Christian Klucker (28 September 1853 – 21 December 1928) was a Swiss mountain guide who made many first ascents in the Alps, particularly in the Bernina Range, the Bregaglia and the Pennine Alps.

Among his first ascents were:
- Gurgel (couloir) on the north-east face of Piz Bernina on 18 June 1890 (with Ludwig Norman-Neruda)
- The north-west face of Piz Scerscen on 9 July 1890 (with L. Norman-Neruda)
- The north-east face of Piz Roseg on 16 July 1890 (with L. Norman-Neruda)
- The east-north-east ridge of the Ober Gabelhorn on 1 August 1890 (with L. Norman-Neruda)
- 'Norman-Neruda route' on the north-east face of Lyskamm on 9 August 1890 (with L. Norman-Neruda and J. Reinstadler)
- Nadelgrat from the Hohberghorn to the Lenzspitze in 1892
- Peuterey ridge to the summit of Mont Blanc via a couloir on the Brenva face on 15–19 August 1893 (with Paul Güssfeldt, Emile Rey and César Ollier)

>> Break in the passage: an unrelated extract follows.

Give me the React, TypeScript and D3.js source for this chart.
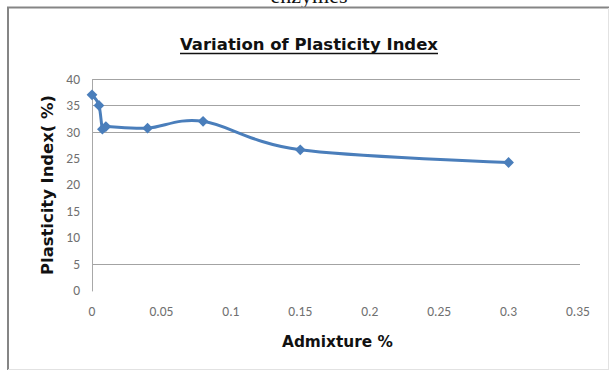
import React from "react";
import * as d3 from "d3";

// Admixture content (%) and the measured plasticity index (%)
const admixture = [0, 0.005, 0.0075, 0.01, 0.04, 0.08, 0.15, 0.3];
const plasticityIndex = [37, 35, 30.5, 31, 30.7, 32, 26.6, 24.2];

const xTicks = [0, 0.05, 0.1, 0.15, 0.2, 0.25, 0.3, 0.35];
const yTicks = [0, 5, 10, 15, 20, 25, 30, 35, 40];
const gridValues = [40, 35, 30, 5];

const W = 613;
const H = 372;

const titleFont = "'Comic Sans MS', 'DejaVu Sans', sans-serif";
const tickFont = "Carlito, 'Open Sans', 'Liberation Sans', sans-serif";

export default function App() {
  const x = d3.scaleLinear().domain([0, 0.35]).range([92, 578]);
  const y = d3.scaleLinear().domain([0, 40]).range([290.4, 79]);

  const pts: [number, number][] = admixture.map((a, i) => [a, plasticityIndex[i]]);
  const line = d3
    .line<[number, number]>()
    .x((d) => x(d[0]))
    .y((d) => y(d[1]))
    .curve(d3.curveCardinal.tension(0));

  const diamond = d3.symbol().type(d3.symbolSquare).size(58)() as string;

  return (
    <svg
      width={W}
      height={H}
      style={{ position: "absolute", left: 0, top: 0, background: "#fff" }}
    >
      {/* trailing caption of the text above */}
      <text
        x={309}
        y={3}
        textAnchor="middle"
        fontFamily="'Liberation Serif', 'DejaVu Serif', serif"
        fontSize={22}
        fill="#111"
      >
        enzymes
      </text>

      {/* chart frame */}
      <line x1={7} y1={7.5} x2={609} y2={7.5} stroke="#858585" strokeWidth={2} />
      <line x1={8} y1={7} x2={8} y2={370} stroke="#858585" strokeWidth={2} />
      <line x1={608.5} y1={8} x2={608.5} y2={369.5} stroke="#e2e2e2" strokeWidth={1} />
      <line x1={8} y1={369.5} x2={609} y2={369.5} stroke="#e2e2e2" strokeWidth={1} />

      {/* title */}
      <text
        x={180}
        y={50}
        fontFamily={titleFont}
        fontWeight="bold"
        fontSize={16}
        textLength={258}
        lengthAdjust="spacingAndGlyphs"
        fill="#111"
      >
        Variation of Plasticity Index
      </text>
      <line x1={180} y1={53.5} x2={438} y2={53.5} stroke="#111" strokeWidth={1.5} />

      {/* gridlines */}
      {gridValues.map((v) => (
        <line
          key={v}
          x1={x(0)}
          x2={580}
          y1={Math.round(y(v)) + 0.5}
          y2={Math.round(y(v)) + 0.5}
          stroke="#a3a3a3"
          strokeWidth={1}
        />
      ))}

      {/* y axis */}
      <line x1={92.5} y1={y(40)} x2={92.5} y2={y(0) + 1} stroke="#a8a8a8" strokeWidth={1} />

      {yTicks.map((v) => (
        <text
          key={v}
          x={80}
          y={y(v)}
          dy="0.35em"
          textAnchor="end"
          fontFamily={tickFont}
          fontSize={13.5}
          fill="#707070"
        >
          {v}
        </text>
      ))}

      {xTicks.map((v) => (
        <text
          key={v}
          x={x(v)}
          y={311}
          dy="0.35em"
          textAnchor="middle"
          fontFamily={tickFont}
          fontSize={13.5}
          fill="#707070"
        >
          {v}
        </text>
      ))}

      {/* axis titles */}
      <text
        x={282}
        y={347}
        fontFamily={titleFont}
        fontWeight="bold"
        fontSize={15}
        textLength={111}
        lengthAdjust="spacingAndGlyphs"
        fill="#111"
      >
        Admixture %
      </text>
      <text
        transform="translate(53,275) rotate(-90)"
        x={0}
        y={0}
        fontFamily={titleFont}
        fontWeight="bold"
        fontSize={15}
        textLength={180}
        lengthAdjust="spacingAndGlyphs"
        fill="#111"
      >
        Plasticity Index( %)
      </text>

      {/* series */}
      <path d={line(pts) as string} fill="none" stroke="#4a7ebb" strokeWidth={3} strokeLinejoin="round" />
      {pts.map((d, i) => (
        <path
          key={i}
          d={diamond}
          transform={`translate(${x(d[0])},${y(d[1])}) rotate(45)`}
          fill="#4a7ebb"
        />
      ))}
    </svg>
  );
}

- The west-south-west ridge of Piz Badile on 14 June 1897 (with Anton von Rydzewski and M. Barbaria)
- First traverse from the Italian side of the Porta da Roseg on Piz Roseg on 21 June 1898 (with M. Barbaria)

Klucker appeared as the character Otto Spring (a guide) in the 1929 mountain film, The White Hell of Pitz Palu, directed by Arnold Fanck.